>> START

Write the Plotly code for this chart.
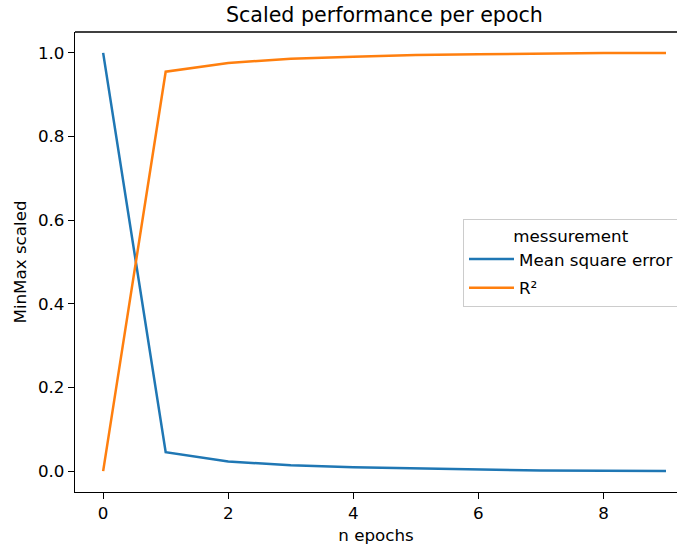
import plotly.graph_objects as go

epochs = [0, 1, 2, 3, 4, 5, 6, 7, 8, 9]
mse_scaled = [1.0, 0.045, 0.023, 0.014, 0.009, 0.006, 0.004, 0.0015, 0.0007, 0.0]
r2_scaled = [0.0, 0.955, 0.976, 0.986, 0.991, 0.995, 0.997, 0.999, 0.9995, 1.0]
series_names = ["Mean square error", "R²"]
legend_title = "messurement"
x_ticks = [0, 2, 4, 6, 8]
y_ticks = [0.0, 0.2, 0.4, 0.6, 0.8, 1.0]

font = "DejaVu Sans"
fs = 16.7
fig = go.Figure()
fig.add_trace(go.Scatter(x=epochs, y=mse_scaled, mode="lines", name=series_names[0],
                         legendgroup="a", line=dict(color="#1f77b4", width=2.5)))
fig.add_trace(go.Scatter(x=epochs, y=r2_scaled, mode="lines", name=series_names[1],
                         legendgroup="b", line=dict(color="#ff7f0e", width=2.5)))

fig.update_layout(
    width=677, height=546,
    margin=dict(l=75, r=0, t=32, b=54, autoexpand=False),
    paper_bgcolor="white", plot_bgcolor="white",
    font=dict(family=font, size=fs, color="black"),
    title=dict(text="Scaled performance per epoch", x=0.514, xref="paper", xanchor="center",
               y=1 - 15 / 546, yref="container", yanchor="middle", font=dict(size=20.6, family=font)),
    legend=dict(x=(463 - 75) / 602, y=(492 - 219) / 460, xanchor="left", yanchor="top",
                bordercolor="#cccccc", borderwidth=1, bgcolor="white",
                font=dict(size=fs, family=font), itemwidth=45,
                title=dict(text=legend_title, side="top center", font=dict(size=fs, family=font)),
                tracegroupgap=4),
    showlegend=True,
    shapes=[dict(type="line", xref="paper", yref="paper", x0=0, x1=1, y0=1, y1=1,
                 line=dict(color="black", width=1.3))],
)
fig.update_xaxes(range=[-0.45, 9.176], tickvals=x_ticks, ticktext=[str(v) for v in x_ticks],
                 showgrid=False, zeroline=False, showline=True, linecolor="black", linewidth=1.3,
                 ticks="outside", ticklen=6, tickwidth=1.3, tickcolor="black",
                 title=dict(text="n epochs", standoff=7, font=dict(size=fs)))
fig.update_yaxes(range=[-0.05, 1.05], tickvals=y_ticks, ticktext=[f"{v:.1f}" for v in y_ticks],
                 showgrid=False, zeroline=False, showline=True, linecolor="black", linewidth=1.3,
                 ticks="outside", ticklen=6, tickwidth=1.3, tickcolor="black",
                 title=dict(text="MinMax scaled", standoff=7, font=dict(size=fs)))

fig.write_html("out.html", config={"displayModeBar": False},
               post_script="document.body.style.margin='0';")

>> END

**Task goal:**
Please reproduce the listing exactly from its opening line through the line that contains "y_ticks = [0.0, 0.2, 0.4, 0.6, 0.8, 1.0]", both included, with all pictures omitted.

**Exercise output:**
Write the Plotly code for this chart.
import plotly.graph_objects as go

epochs = [0, 1, 2, 3, 4, 5, 6, 7, 8, 9]
mse_scaled = [1.0, 0.045, 0.023, 0.014, 0.009, 0.006, 0.004, 0.0015, 0.0007, 0.0]
r2_scaled = [0.0, 0.955, 0.976, 0.986, 0.991, 0.995, 0.997, 0.999, 0.9995, 1.0]
series_names = ["Mean square error", "R²"]
legend_title = "messurement"
x_ticks = [0, 2, 4, 6, 8]
y_ticks = [0.0, 0.2, 0.4, 0.6, 0.8, 1.0]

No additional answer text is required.